Павловская влюбилась в Брюсова. Он не успел разобраться в своих чувствах, а уже 8 ноября его мать Матрена Александровна отказала девушке от дома. В тот же день он навестил ее… и стал свидетелем тяжелого нервного припадка: «Она упала на пол и каталась в конвульсиях. „Не смотри на меня! Сойди с креста!“». На этом основании Ю. П. Благоволина предположила, что Павловская стала одним из прототипов Ренаты в романе «Огненный ангел»{54}, замысел которого возник у Брюсова во время первой, неожиданной для всех, поездки в Германию в мае-июне 1897 года: «Впервые „сквозь магический кристалл“ предстали мне образы „Огненного ангела“» (курсив мой. — В. М.).

Евгения Ильинична переехала в дом Федотовой, на углу Столового и Скатертного переулка вблизи Большой Никитской, и стала переписываться с Брюсовым, поскольку они не могли часто встречаться. В письмах доминировала интересовавшая обоих литературная и философская тематика{55}. Личное в них колеблется от декадентской бравады: «Вот я такой, каков я есмь, эгоист, себялюбец, самообожатель — какие еще есть синонимы? — понимающий только свои желания и блуждающий в жизни как хозяин в цветнике» — до трогательных признаний в любви к «Змейке». «Этим счастьем я обязана тебе, Валя, — отвечала она, — тебе, мое своенравное солнце, ослепившее меня своим дивным ореолом поэзии и самобытности! Я тебе так бесконечно много обязана, что не смею и не могу сердиться на тебя за мои страдания».

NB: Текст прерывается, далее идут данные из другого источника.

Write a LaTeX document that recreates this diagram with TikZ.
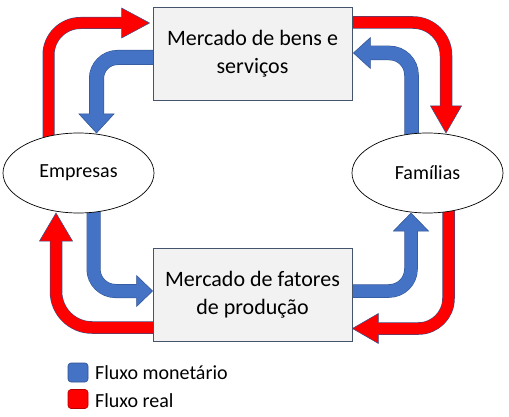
\documentclass[tikz,border=0pt]{standalone}
\usepackage{fontspec}
\setmainfont{Carlito}
\usetikzlibrary{calc,backgrounds,shapes.geometric}
\definecolor{monc}{HTML}{4472C4}
\definecolor{realc}{HTML}{FF0000}
\definecolor{edgec}{HTML}{2F528F}
\definecolor{boxfill}{HTML}{F2F2F2}
\definecolor{boxedge}{HTML}{44546A}
% #1 colour, #2 shaft width, #3 half head width, #4 radius, #5 start, #6 op, #7 head base, #8 tip
\newcommand\flowarrow[8]{%
  \draw[line width=#2pt+1pt, draw=edgec, rounded corners=#4pt] (#5) #6 (#7);
  \filldraw[fill=#1, draw=edgec, line width=0.5pt, line join=miter]
    ($(#7)!#3pt!90:(#8)$) -- (#8) -- ($(#7)!#3pt!-90:(#8)$) -- cycle;
  \draw[line width=#2pt, draw=#1, rounded corners=#4pt] (#5) #6 ($(#7)!1.5pt!(#8)$);
}
\begin{document}
\begin{tikzpicture}[x=1pt,y=-1pt,
  mkt/.style={draw=boxedge, line width=0.8pt, fill=boxfill, rectangle,
    minimum width=199pt, minimum height=93pt, inner sep=0pt, align=center,
    font=\fontsize{22}{28}\selectfont},
  agent/.style={draw=black, line width=0.7pt, fill=white, ellipse,
    minimum width=151pt, minimum height=80pt, inner sep=0pt,
    font=\fontsize{20}{24}\selectfont},
  legsq/.style={rectangle, rounded corners=3pt, minimum width=20pt,
    minimum height=19pt, inner sep=0pt, line width=0.6pt},
  legtxt/.style={inner sep=0pt, font=\fontsize{20}{24}\selectfont}]
\useasboundingbox (0,0) rectangle (509,417);
\node[mkt] (mbs) at (252.5,53.5) {Mercado de bens e\\serviços};
\node[mkt] (mfp) at (252.5,295) {Mercado de fatores\\de produção};
\node[agent] (emp) at (78.5,173) {Empresas};
\node[agent] (fam) at (427.5,173) {Famílias};
% connector end points
\coordinate (a1s) at ([xshift=-30pt]emp.center);
\coordinate (a1t) at ([xshift=-3pt,yshift=30.5pt]mbs.west);
\coordinate (a1b) at ([xshift=-28pt]a1t);
\coordinate (a2s) at ([xshift=10pt,yshift=-4pt]mbs.west);
\coordinate (a2t) at ([xshift=18pt,yshift=40pt]emp.center);
\coordinate (a2b) at ([yshift=19pt]a2t);
\coordinate (a3s) at ([xshift=-10pt,yshift=31pt]mbs.east);
\coordinate (a3t) at ([xshift=18.5pt,yshift=40pt]fam.center);
\coordinate (a3b) at ([yshift=27pt]a3t);
\coordinate (a4s) at ([xshift=-16pt]fam.center);
\coordinate (a4t) at ([xshift=1pt,yshift=0.5pt]mbs.east);
\coordinate (a4b) at ([xshift=17pt]a4t);
\coordinate (a5s) at ([xshift=15pt]emp.center);
\coordinate (a5t) at ([yshift=4pt]mfp.west);
\coordinate (a5b) at ([xshift=-16pt]a5t);
\coordinate (a6s) at ([xshift=10pt,yshift=-32.5pt]mfp.west);
\coordinate (a6t) at ([xshift=-22.5pt,yshift=-40pt]emp.center);
\coordinate (a6b) at ([yshift=-28pt]a6t);
\coordinate (a7s) at ([xshift=-10pt,yshift=4pt]mfp.east);
\coordinate (a7t) at ([xshift=-16.5pt,yshift=-40pt]fam.center);
\coordinate (a7b) at ([yshift=-18pt]a7t);
\coordinate (a8s) at ([xshift=21pt]fam.center);
\coordinate (a8t) at ([yshift=-33.5pt]mfp.east);
\coordinate (a8b) at ([xshift=26pt]a8t);
\begin{pgfonlayer}{background}
\flowarrow{realc}{11}{15}{32}{a1s}{|-}{a1b}{a1t}
\flowarrow{monc}{14}{17.5}{21}{a2s}{-|}{a2b}{a2t}
\flowarrow{realc}{11.5}{15.5}{33}{a3s}{-|}{a3b}{a3t}
\flowarrow{monc}{13.5}{15.5}{22}{a4s}{|-}{a4b}{a4t}
\flowarrow{monc}{13}{15.5}{22}{a5s}{|-}{a5b}{a5t}
\flowarrow{realc}{11.5}{16.5}{36}{a6s}{-|}{a6b}{a6t}
\flowarrow{monc}{12.5}{17.5}{22}{a7s}{-|}{a7b}{a7t}
\flowarrow{realc}{11.5}{15}{30}{a8s}{|-}{a8b}{a8t}
\end{pgfonlayer}
% legend
\node[legsq, fill=monc, draw=edgec] (lgm) at (78,372.5) {};
\node[legsq, fill=realc, draw=realc!70!black] (lgr) at (78,399) {};
\node[legtxt, anchor=base west] (lgmt) at (95,379) {Fluxo monetário};
\node[legtxt, anchor=base west] (lgrt) at (95,407) {Fluxo real};
\end{tikzpicture}
\end{document}
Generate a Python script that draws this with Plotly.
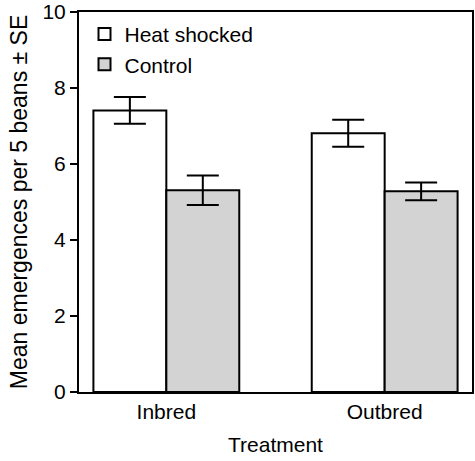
import plotly.graph_objects as go

categories = ["Inbred", "Outbred"]
heat_means = [7.41, 6.81]
heat_se = [0.35, 0.355]
control_means = [5.31, 5.28]
control_se = [0.39, 0.235]
y_ticks = [0, 2, 4, 6, 8, 10]

font_family = "Liberation Sans, Arial, sans-serif"

fig = go.Figure()
fig.add_trace(go.Bar(
    x=categories, y=heat_means, name="Heat shocked",
    marker=dict(color="white", line=dict(color="black", width=2)),
    error_y=dict(type="data", array=heat_se, visible=True, color="black", thickness=2, width=16),
))
fig.add_trace(go.Bar(
    x=categories, y=control_means, name="Control",
    marker=dict(color="#d3d3d3", line=dict(color="black", width=2)),
    error_y=dict(type="data", array=control_se, visible=True, color="black", thickness=2, width=16),
))

fig.update_layout(
    width=475, height=461,
    margin=dict(l=79, r=3, t=12, b=69),
    plot_bgcolor="white", paper_bgcolor="white",
    barmode="group", bargap=0.332, bargroupgap=0,
    font=dict(family=font_family, size=21, color="black"),
    showlegend=True,
    legend=dict(x=0.014, y=0.995, xanchor="left", yanchor="top",
                bgcolor="rgba(0,0,0,0)", borderwidth=0,
                font=dict(size=21), traceorder="normal"),
    xaxis=dict(
        range=[-0.4, 1.4], showline=True, mirror=True, linecolor="black", linewidth=2,
        ticks="", showgrid=False, zeroline=False, automargin=False,
        tickfont=dict(size=21),
        title=dict(text="Treatment", standoff=15, font=dict(size=21)),
    ),
    yaxis=dict(
        range=[0, 10], tickvals=y_ticks, showline=True, mirror=True, linecolor="black", linewidth=2,
        ticks="outside", ticklen=7, tickwidth=2, tickcolor="black",
        showgrid=False, zeroline=False, automargin=False,
        tickfont=dict(size=21),
        title=dict(text="Mean emergences per 5 beans ± SE", standoff=8, font=dict(size=23)),
    ),
)

fig.write_html("out.html", config={"displayModeBar": False},
               post_script="document.body.style.margin='0';document.body.style.overflow='hidden';")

Бедность, неустроенность жизни, безнадежная любовь и стремительно развивавшийся туберкулезный процесс не оставляли девушке надежд. Валерия Яковлевича легко упрекнуть в эгоизме: он тяготился ее экзальтированностью, но, расставшись с Женей, сразу начинал тосковать. В нашем восприятии жизни и произведений Брюсова его драматические отношения с Павловской заслонены позднейшими мучительными романами с Ниной Петровской и Надеждой Львовой, принесшими ему много поэтического вдохновения и столь же много личного горя, вплоть до пристрастия к наркотикам. Петровская общалась с ним в обвинительно-требовательном тоне, Львова тоже требовала, хоть и не так жестко. Павловская ни в чем не обвиняла Брюсова, даже в других увлечениях — вроде некоей Елены Коршуновой, которая «хороша тем, что убивает всякую думу»{56}, — и ничего не требовала, хотя спорила с ним не только о литературе. Она сразу поняла, что он — прежде всего поэт, для которого человеческие чувства, включая любовь, — источник творческой энергии. «Будь моим творением, моей поэмой, к которой я опять и опять буду возвращаться, но которая останется все же одной веткой в моем „лавровом венце“», — заклинал он. «Мой поэт, — отвечала она, — когда дело идет о поэзии, ты несравненен, я никогда не люблю тебя так, как в то время, когда ты в этой сфере». Конечно, она знала его стихотворение «Юному поэту» и слишком хорошо знала его автора, чтобы не принимать сказанного всерьез или пытаться переделать своего возлюбленного. То, о чем позднее писали критики, имело под собой биографическую основу: «Он не ждет „счастья“. Он предчувствует горе, он знает изнанку любви, он знает, что будет горе, ужас, смерть, что исчезнет чистота и радость. […] Любовь у Брюсова — это любовь-страдание, любовь-Рок, неизбежность, любовь-трагедия»{57}.